▶ **STATED PROBLEM**: Search the data for the string "Clone" and extract every line where it appears.

▶ **DATA TO PROCESS**:

* BEGIN *

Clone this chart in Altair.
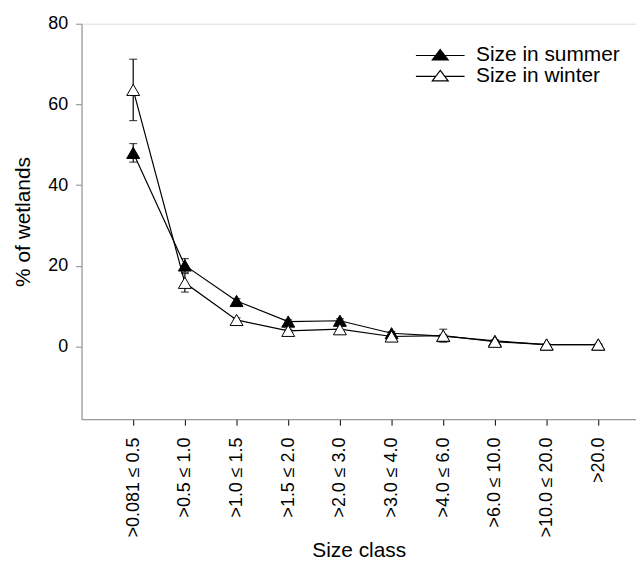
import altair as alt
import pandas as pd

categories = [">0.081 ≤ 0.5", ">0.5 ≤ 1.0", ">1.0 ≤ 1.5", ">1.5 ≤ 2.0", ">2.0 ≤ 3.0",
              ">3.0 ≤ 4.0", ">4.0 ≤ 6.0", ">6.0 ≤ 10.0", ">10.0 ≤ 20.0", ">20.0"]
series_names = ["Size in summer", "Size in winter"]
summer = [48.0, 20.1, 11.3, 6.2, 6.4, 3.3, 2.6, 1.4, 0.5, 0.5]
summer_err = [2.3, 1.7, 0.6, 0.4, 0.5, 0.4, 0.4, 0.3, 0.1, 0.1]
winter = [63.6, 15.8, 6.6, 3.9, 4.3, 2.5, 2.7, 1.2, 0.5, 0.5]
winter_err = [7.6, 2.3, 0.5, 0.4, 1.0, 0.4, 1.6, 0.3, 0.1, 0.1]
y_ticks = [0, 20, 40, 60, 80]

rows = []
for name, vals, errs in [(series_names[0], summer, summer_err), (series_names[1], winter, winter_err)]:
    for i, (v, e) in enumerate(zip(vals, errs)):
        rows.append({"series": name, "pos": i + 1, "cat": categories[i],
                     "value": v, "lo": v - e, "hi": v + e})
df = pd.DataFrame(rows)

label_js = "[" + ",".join("'" + c + "'" for c in categories) + "]"

FONT = "Liberation Sans"

x_enc = alt.X("pos:Q",
              scale=alt.Scale(domain=[0, 10.73], nice=False, zero=False),
              axis=alt.Axis(values=list(range(1, 11)), labelExpr=label_js + "[datum.value-1]",
                            labelAngle=-90, title="Size class", grid=False,
                            tickColor="black", domainColor="#888888", tickSize=6,
                            labelPadding=12, labelFontSize=18, titleFontSize=21,
                            titlePadding=3, labelColor="black", titleColor="black",
                            titleFontWeight="normal"))
y_scale = alt.Scale(domain=[-18, 80], nice=False, zero=False)
y_axis = alt.Axis(values=y_ticks, title="% of wetlands", grid=False,
                  tickColor="#888888", domainColor="#888888", tickSize=6,
                  labelPadding=8, labelFontSize=18, titleFontSize=21,
                  titlePadding=14, labelColor="black", titleColor="black",
                  titleFontWeight="normal")

base = alt.Chart(df)

lines = base.mark_line(color="black", strokeWidth=1.2).encode(
    x=x_enc, y=alt.Y("value:Q", scale=y_scale, axis=y_axis), detail="series:N")

err_rule = base.mark_rule(color="black", strokeWidth=1.2).encode(
    x="pos:Q", y="lo:Q", y2="hi:Q")
err_lo = base.mark_tick(color="black", orient="horizontal", size=8, thickness=1.2).encode(
    x="pos:Q", y="lo:Q")
err_hi = base.mark_tick(color="black", orient="horizontal", size=8, thickness=1.2).encode(
    x="pos:Q", y="hi:Q")

legend_path = "M-2.45,0H-0.46M0.46,0H2.45M0,-0.6L0.8,0.45L-0.8,0.45Z"

points = base.mark_point(shape="triangle-up", filled=True, stroke="black",
                         strokeWidth=1, size=170, opacity=1).encode(
    x="pos:Q", y="value:Q",
    fill=alt.Fill("series:N",
                  scale=alt.Scale(domain=series_names, range=["black", "white"]),
                  legend=alt.Legend(title=None, orient="none", legendX=350, legendY=21,
                                    symbolType=legend_path, symbolSize=400,
                                    symbolStrokeColor="black", symbolStrokeWidth=1.2,
                                    labelFontSize=21, labelOffset=25, rowPadding=-1,
                                    labelColor="black", labelFont=FONT, padding=0)))

chart = alt.layer(lines, err_rule, err_lo, err_hi, points).properties(
    width=558, height=398,
    padding={"left": 74, "top": 14, "right": 0, "bottom": 160},
    autosize=alt.AutoSizeParams(type="none"),
).configure_view(stroke=None).configure(font=FONT).configure_axis(
    labelFont=FONT, titleFont=FONT)

chart.save("out.html", embed_options={"renderer": "svg", "actions": False})
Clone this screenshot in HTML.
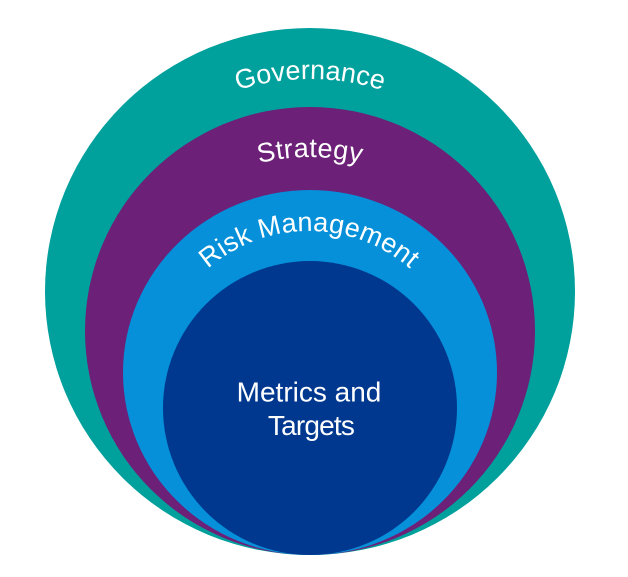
<!DOCTYPE html>
<html>
<head>
<meta charset="utf-8">
<style>
  html, body { margin: 0; padding: 0; background: #ffffff; }
  body { width: 628px; height: 577px; overflow: hidden; }
  svg { display: block; }
  text { font-family: "Liberation Sans", Arial, sans-serif; fill: #ffffff; }
</style>
</head>
<body>
<svg width="628" height="577" viewBox="0 0 628 577" xmlns="http://www.w3.org/2000/svg">
  <defs>
    <path id="arcGov" d="M 70 319 A 240 240 0 0 1 550 319"/>
    <path id="arcStr" d="M 99 368 A 211 211 0 0 1 521 368"/>
    <path id="arcRisk" d="M 155 385 A 154 154 0 0 1 463 385"/>
  </defs>

  <rect width="628" height="577" fill="#ffffff"/>

  <ellipse cx="310" cy="291.5" rx="265" ry="263.5" fill="#00a09c"/>
  <ellipse cx="310" cy="331" rx="225" ry="224" fill="#6c2077"/>
  <ellipse cx="310" cy="372.5" rx="187" ry="182.5" fill="#0590d9"/>
  <ellipse cx="310" cy="408" rx="147" ry="147" fill="#00388f"/>

  <text font-size="27" letter-spacing="0">
    <textPath href="#arcGov" startOffset="50%" text-anchor="middle">Governance</textPath>
  </text>
  <text font-size="27" letter-spacing="0.3">
    <textPath href="#arcStr" startOffset="50%" text-anchor="middle">Strategy</textPath>
  </text>
  <text font-size="27" letter-spacing="0.2">
    <textPath href="#arcRisk" startOffset="50%" text-anchor="middle">Risk Management</textPath>
  </text>

  <text x="309" y="401.5" font-size="28" text-anchor="middle">Metrics and</text>
  <text x="311" y="435" font-size="28" text-anchor="middle" letter-spacing="-0.8">Targets</text>
</svg>
</body>
</html>
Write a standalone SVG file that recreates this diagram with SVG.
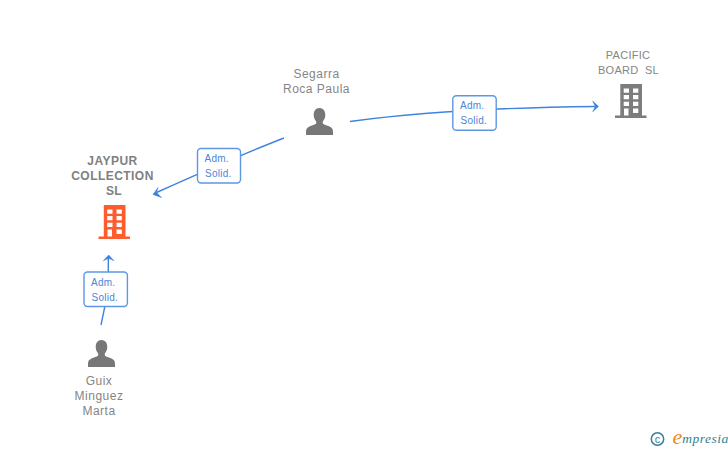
<svg xmlns="http://www.w3.org/2000/svg" width="728" height="450" viewBox="0 0 728 450">
<style>
text{font-family:"Liberation Sans",Arial,sans-serif;text-anchor:middle;white-space:pre}
.n{font-size:12px;fill:#858585;letter-spacing:.5px}
.b{font-weight:700;letter-spacing:.45px;fill:#808080}
.s{font-size:11px;letter-spacing:.25px}
.l{font-size:10px;fill:#4a86d8;letter-spacing:.25px;text-anchor:start}
.c{fill:none;stroke:#3f83de;stroke-width:1.4}
.a{fill:#3a80dd;stroke:#3a80dd;stroke-width:.5}
.box{fill:#fff;stroke:#5d97e4;stroke-width:1.4}
</style>
<defs>
<symbol id="bld" viewBox="0 0 32 34" width="32" height="34" overflow="visible">
<path fill-rule="evenodd" d="M5.300 0H27V31.500H31.500V34H0V31.500H5.300ZM8.700 4.500V8.700H14V4.500ZM18 4.500V8.700H23.300V4.500ZM8.700 11V15.200H14V11ZM18 11V15.200H23.300V11ZM8.700 17.700V22H14V17.700ZM18 17.700V22H23.300V17.700ZM9 24.500V31.500H13.500V24.500ZM18 24.500V29H23.300V24.500Z"/>
</symbol>
<symbol id="per" viewBox="0 0 27 27" width="27" height="27" overflow="visible">
<path d="M13.500 0C17.300 0 19.300 3 19.300 6.800C19.300 10 18.100 12 16.800 13.500V15C16.800 16.500 20 17 23 18.300C25.700 19.500 27 21 27 23.500V27H0V23.500C0 21 1.300 19.500 4 18.300C7 17 10.200 16.500 10.200 15V13.500C8.900 12 7.700 10 7.700 6.800C7.700 3 9.700 0 13.500 0Z"/>
</symbol>
</defs>
<rect width="728" height="450" fill="#fff"/>
<g id="connectors">
<path class="c" d="M284 138Q240 155 156.500 192.500"/>
<path class="a" d="M153 194.500L158 187.500L156.500 192.500L161.500 197.500Z"/>
<path class="c" d="M350 121.500Q450 108 595.500 106.500"/>
<path class="a" d="M598.500 106.500L592.700 101L595.300 106.500L592.700 111.700Z"/>
<path class="c" d="M101 325L108.300 290V258"/>
<path class="a" d="M108.700 255L103.300 260.700L108.700 258.300L114 260.700Z"/>
</g>
<g id="label-segarra-jaypur"><rect class="box" x="197.500" y="148.500" width="43" height="34.500" rx="3.500"/><text class="l" x="204.500" y="162.300">Adm.</text><text class="l" x="205" y="177.300">Solid.</text></g>
<g id="label-segarra-pacific"><rect class="box" x="452.800" y="95.800" width="43.400" height="34.500" rx="3.500"/><text class="l" x="460" y="109.300">Adm.</text><text class="l" x="460.500" y="124.300">Solid.</text></g>
<g id="label-guix-jaypur"><rect class="box" x="84" y="272" width="43.400" height="34.500" rx="3.500"/><text class="l" x="91" y="285.800">Adm.</text><text class="l" x="91.500" y="300.800">Solid.</text></g>
<g id="node-jaypur"><text class="n b" x="112.500" y="165">JAYPUR</text><text class="n b" x="112.500" y="180">COLLECTION</text><text class="n b" x="114" y="195">SL</text><use href="#bld" x="98.500" y="205" fill="#ff5c2e"/></g>
<g id="node-pacific"><text class="n s" x="628" y="59">PACIFIC</text><text class="n s" x="628.500" y="74">BOARD  SL</text><use href="#bld" x="615" y="84" fill="#7d7d7d"/></g>
<g id="node-segarra"><text class="n" x="316.500" y="78">Segarra</text><text class="n" x="316.500" y="93">Roca Paula</text><use href="#per" x="306" y="108" fill="#777"/></g>
<g id="node-guix"><text class="n" x="99" y="385">Guix</text><text class="n" x="99" y="400">Minguez</text><text class="n" x="99" y="415">Marta</text><use href="#per" x="88" y="340" fill="#777"/></g>
<g id="brand"><circle cx="657.500" cy="439" r="6.200" fill="none" stroke="#3d7f97" stroke-width="1.500"/><text x="657.500" y="442.500" style="font-size:11px;fill:#3d7f97">c</text><text x="677.500" y="444" style="font-family:'Liberation Serif',serif;font-style:italic;font-size:22px;fill:#ef8a17">e</text><text x="705.500" y="443" style="font-family:'Liberation Serif',serif;font-size:13.500px;font-style:italic;fill:#2f7f8f;letter-spacing:.5px">mpresia</text></g>
</svg>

* END *

▶ **TASK ANSWER**:
Clone this chart in Altair.
Clone this screenshot in HTML.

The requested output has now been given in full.